To display its epic proportions, the UCR Sweeney Art Gallery & Culver Center of the Arts will showcase ‘The Great Picture: The World’s Largest Photograph & The Legacy Project,’ an exhibition in three parts that tells the tale of the successful campaign to make the world’s largest camera and photograph.

The Great Picture is a history-making gelatin silver photograph three stories high by eleven stories wide. The image was made using a shuttered Southern California F-18 jet hanger transformed into an enormous camera obscura -- the largest camera ever made. (Courtesy photo)
The photo’s mammoth scale of 32 x 111 feet earned it a place in Guinness World Records, and made it a photo history landmark.
“It is also an exploration of the 172-year-old conflict between painting and photography, and the more recent waning of traditional, analog, darkroom photography in the wake of digital dominance,” says Tyler Stallings, artistic director of the Culver Center of the Arts and director of the Sweeney Art Gallery.
The two-story atrium at the Culver Center of the Arts provides a rare opportunity to present such a gargantuan photograph. The Great Picture will be on view from July 16 to Oct. 8, 2011, with a free opening reception on July 16 from 6 to 9 p.m. at 3834 Main Street in Riverside.
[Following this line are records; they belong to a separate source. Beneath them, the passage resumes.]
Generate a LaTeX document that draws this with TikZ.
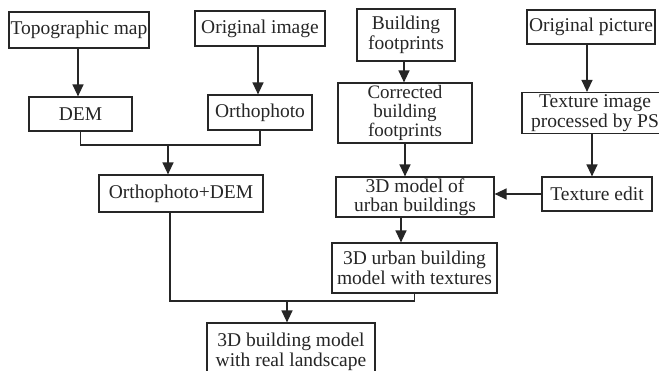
\documentclass[tikz,border=0pt]{standalone}
\usepackage{fontspec}
\setmainfont{Liberation Serif}
\usetikzlibrary{arrows.meta}
\tikzset{
  box/.style={draw=black!85, line width=1.2pt, fill=white, inner sep=0pt, align=center,
    font=\fontsize{19.5}{19.5}\selectfont, text=black!85},
  conn/.style={line width=1.3pt, draw=black!85},
  arr/.style={conn, -{Triangle[length=12pt,width=11pt]}}
}
\begin{document}
\begin{tikzpicture}[x=1pt,y=-1pt]
\clip (0,0) rectangle (659,371);
\fill[white] (0,0) rectangle (659,371);
% left column
\node[box, minimum width=140pt, minimum height=36pt] (topo) at (79,30) {Topographic map};
\node[box, minimum width=130pt, minimum height=35pt] (origimg) at (260,28.5) {Original image};
\node[box, minimum width=103pt, minimum height=34pt] (dem) at (80.5,114) {DEM};
\node[box, minimum width=104pt, minimum height=35pt] (ortho) at (260,112.5) {Orthophoto};
\node[box, minimum width=164pt, minimum height=37pt] (odem) at (181,193.5) {Orthophoto+DEM};
% middle column
\node[box, minimum width=98pt, minimum height=52pt] (bfoot) at (406,35) {Building\\footprints};
\node[box, minimum width=134pt, minimum height=60pt, font=\fontsize{19}{19}\selectfont] (corr) at (405,113) {Corrected\\building\\footprints};
\node[box, minimum width=158pt, minimum height=40pt, font=\fontsize{19.5}{19}\selectfont] (model) at (415,197) {3D model of\\urban buildings};
\node[box, minimum width=165pt, minimum height=50pt] (urbtex) at (414.5,268) {3D urban building\\model with textures};
% right column
\node[box, minimum width=128pt, minimum height=34pt] (origpic) at (591,27) {Original picture};
\node[box, minimum width=146pt, minimum height=41pt] (texim) at (595,113) {Texture image\\processed by PS};
\node[box, minimum width=110pt, minimum height=34pt] (texedit) at (597,194) {Texture edit};
% final
\node[box, minimum width=168pt, minimum height=58pt] (final) at (291,352) {3D building model\\with real landscape};
% connectors
\draw[arr] (topo.south -| 78,0) -- (dem.north -| 78,0);
\draw[arr] (origimg.south -| 258,0) -- (ortho.north -| 258,0);
\coordinate (j1) at (168,145);
\draw[conn] (dem.south) |- (j1) -| (ortho.south);
\draw[arr] (j1) -- (j1 |- odem.north);
\draw[arr] (bfoot.south -| 404,0) -- (corr.north -| 404,0);
\draw[arr] (corr.south -| 405,0) -- (model.north -| 405,0);
\draw[arr] (model.south -| 401,0) -- (urbtex.north -| 401,0);
\draw[arr] (origpic.south -| 587,0) -- (texim.north -| 587,0);
\draw[arr] (texim.south -| 592,0) -- (texedit.north -| 592,0);
\draw[arr] (texedit.west) -- (model.east |- texedit.west);
\coordinate (j2) at (287,301);
\draw[conn] (odem.south -| 170,0) |- (j2) -| (urbtex.south);
\draw[arr] (j2) -- (j2 |- final.north);
\end{tikzpicture}
\end{document}
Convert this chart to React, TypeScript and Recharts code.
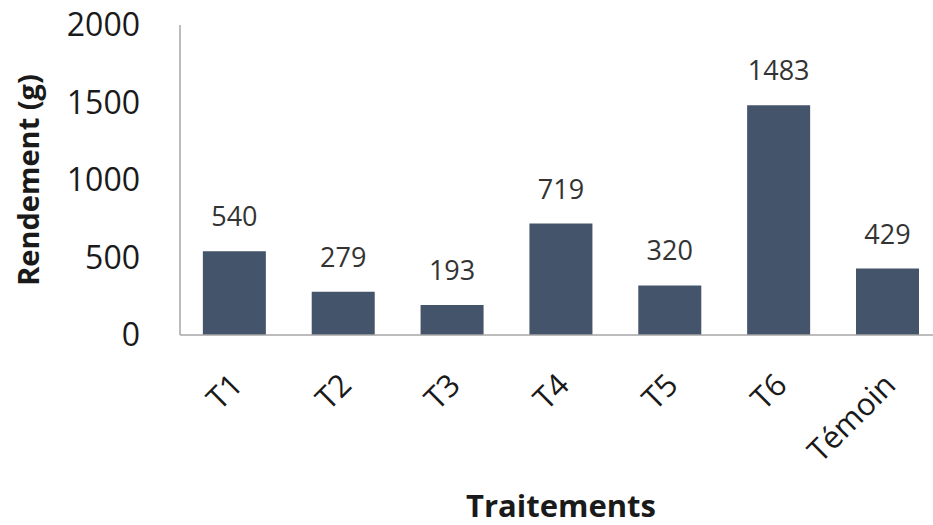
import React from 'react'
import { BarChart, Bar, XAxis, YAxis, LabelList } from 'recharts'

const categories = ['T1', 'T2', 'T3', 'T4', 'T5', 'T6', 'Témoin']
const rendement = [540, 279, 193, 719, 320, 1483, 429]
const yTicks = [0, 500, 1000, 1500, 2000]

const data = categories.map((name, i) => ({ name, rendement: rendement[i] }))

const FONT = '"Open Sans", sans-serif'
const BAR_COLOR = '#44546a'
const AXIS_COLOR = '#a6a6a6'
const TEXT_COLOR = '#1a1a1a'

// rotated category labels, end of text sits just right of the tick
function SlantTick({ x, y, payload }: any) {
  return (
    <g transform={`translate(${x + 10},${y + 52})`}>
      <text
        x={0}
        y={0}
        textAnchor="end"
        transform="rotate(-45)"
        fontFamily={FONT}
        fontSize={31}
        fill={TEXT_COLOR}
      >
        {payload.value}
      </text>
    </g>
  )
}

function YTitle({ viewBox }: any) {
  const cx = viewBox.x + 27
  const cy = viewBox.y + viewBox.height / 2
  return (
    <text
      x={cx}
      y={cy}
      transform={`rotate(-90, ${cx}, ${cy})`}
      textAnchor="middle"
      dominantBaseline="central"
      fontFamily={FONT}
      fontWeight="bold"
      fontSize={29}
      fill={TEXT_COLOR}
    >
      Rendement (g)
    </text>
  )
}

export default function App() {
  return (
    <div style={{ position: 'absolute', left: 0, top: 0, width: 933, height: 525, overflow: 'hidden', background: '#fff' }}>
      <BarChart
        width={950}
        height={525}
        data={data}
        margin={{ top: 25, right: 8, left: 0, bottom: 0 }}
        barCategoryGap="21%"
      >
        <XAxis
          dataKey="name"
          height={190}
          stroke={AXIS_COLOR}
          strokeWidth={1.5}
          tickLine={false}
          tickSize={0}
          tickMargin={0}
          tick={<SlantTick />}
          interval={0}
          label={{
            value: 'Traitements',
            position: 'insideBottom',
            offset: 8,
            fontFamily: FONT,
            fontWeight: 'bold',
            fontSize: 31,
            fill: TEXT_COLOR,
          }}
        />
        <YAxis
          width={180}
          domain={[0, 2000]}
          ticks={yTicks}
          stroke={AXIS_COLOR}
          strokeWidth={1.5}
          tickLine={false}
          tickSize={0}
          tickMargin={40}
          tick={{ fontFamily: FONT, fontSize: 32, fill: TEXT_COLOR }}
          label={<YTitle />}
        />
        <Bar dataKey="rendement" fill={BAR_COLOR} isAnimationActive={false}>
          <LabelList
            dataKey="rendement"
            position="top"
            offset={25}
            fontFamily={FONT}
            fontSize={27}
            fill="#333333"
          />
        </Bar>
      </BarChart>
    </div>
  )
}
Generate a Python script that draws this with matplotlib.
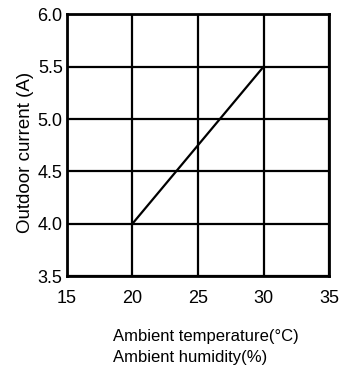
import matplotlib
matplotlib.use('Agg')
import matplotlib.pyplot as plt

# data
temperature = [20, 30]
current = [4.0, 5.5]
x_ticks = [15, 20, 25, 30, 35]
y_ticks = [3.5, 4.0, 4.5, 5.0, 5.5, 6.0]

plt.rcParams['font.family'] = ['Liberation Sans', 'DejaVu Sans']

fig = plt.figure(figsize=(3.52, 3.69), dpi=100)
ax = fig.add_axes([0.190, 0.252, 0.745, 0.709])

ax.plot(temperature, current, color='black', linewidth=1.6)

ax.set_xlim(x_ticks[0], x_ticks[-1])
ax.set_ylim(y_ticks[0], y_ticks[-1])
ax.set_xticks(x_ticks)
ax.set_yticks(y_ticks)
ax.set_yticklabels([f'{v:.1f}' for v in y_ticks])
ax.grid(True, color='black', linewidth=1.6)
ax.tick_params(axis='both', length=0, labelsize=13)
ax.tick_params(axis='x', pad=10)
ax.tick_params(axis='y', pad=3)
for s in ax.spines.values():
    s.set_linewidth(2.0)

fig.text(25 / 352, 1 - 152 / 369, 'Outdoor current (A)', rotation=90,
         ha='center', va='center', fontsize=13.5)
fig.text(113 / 352, 1 - 347 / 369, 'Ambient temperature(°C)\nAmbient humidity(%)',
         ha='left', va='center', fontsize=12, linespacing=1.5)

fig.savefig('out.png', dpi=100)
The Great Picture is a history-making gelatin silver photograph three stories high by eleven stories wide. The image was made using a shuttered Southern California F-18 jet hanger transformed into an enormous camera obscura — the largest camera ever made. The Great Picture Project artists are Jerry Burchfield, Mark Chamberlain, Jacques Garnier, Rob Johnson, Douglas McCulloh, and Clayton Spada — The Legacy Project.
Six well-known photographic artists, known as The Legacy Project, aided by 400 artists, experts, and volunteers, transformed the abandoned F-18 jet hangar at the Marine Corps Air Station El Toro in Orange County into the largest camera ever made, and then proceeded to make the world’s largest photograph, known as “The Great Picture.” The image is a panoramic view of a portion of the former Marine Corps Air Station, which is destined to become the heart of the Orange County Great Park.
On July 12, 2006, The Legacy Project unveiled the world’s largest photograph at a reception held inside the world’s largest camera. It has been exhibited only twice since then during a short viewing at Art Center College of Design, South Campus Wind Tunnel in Pasadena in 2007, and this past winter at the Central Academy of Fine Arts in Beijing, China.
The Sweeney Art Gallery/Culver Center’s presentation of “The Great Picture” will be accompanied for the first time by additional components that explore the process behind its making and the artists who made it, collectively known as The Legacy Project.
The project is organized by UCR Sweeney Art Gallery & Culver Center of the Arts, and has been curated by Tyler Stallings, artistic director for the Culver Center of the Arts and the director of Sweeney Art Gallery. In the past, Stallings has curated other exhibitions that have examined artistic challenges to photographic media that range from ‘Conceptual Photography’ from the Permanent Collection at Laguna Art Museum in 2005 to ‘Truthiness: Photography as Sculpture’ at UCR/Califronia Museum of Photography in 2008.
“The Great Picture: The Making of the World’s Largest Photograph” is a 196-page book, published and distributed by Hudson Hills Press, that accompanies the exhibition with essays by Stallings, Dawn Hassett, and Lucy R. Lippard, and features photographs documenting the monumental and unprecedented project.
Exhibition in Three Parts
The exhibition is divided into three parts. The centerpiece is the photograph featured in the Culver Center of the Arts expansive atrium — perhaps one of the few spaces in Southern California capable of presenting it. This will be accompanied by an exhibition in the Culver’s North Atrium Gallery about the process behind the making of “The Great Picture,” which includes test strips to determine the right exposure in the makeshift airplane hanger pinhole camera, video documentation, and other artifacts.
The third component will be an exhibition in the Sweeney Art Gallery, located just behind the Culver atrium, of work by the six artists that compose The Legacy Project. It will focus on their individual bodies of work created while on site at the Marine Corps Air Station El Toro as part of their 15-year commitment to document the transformations taking place at this historic 4,700-acre site.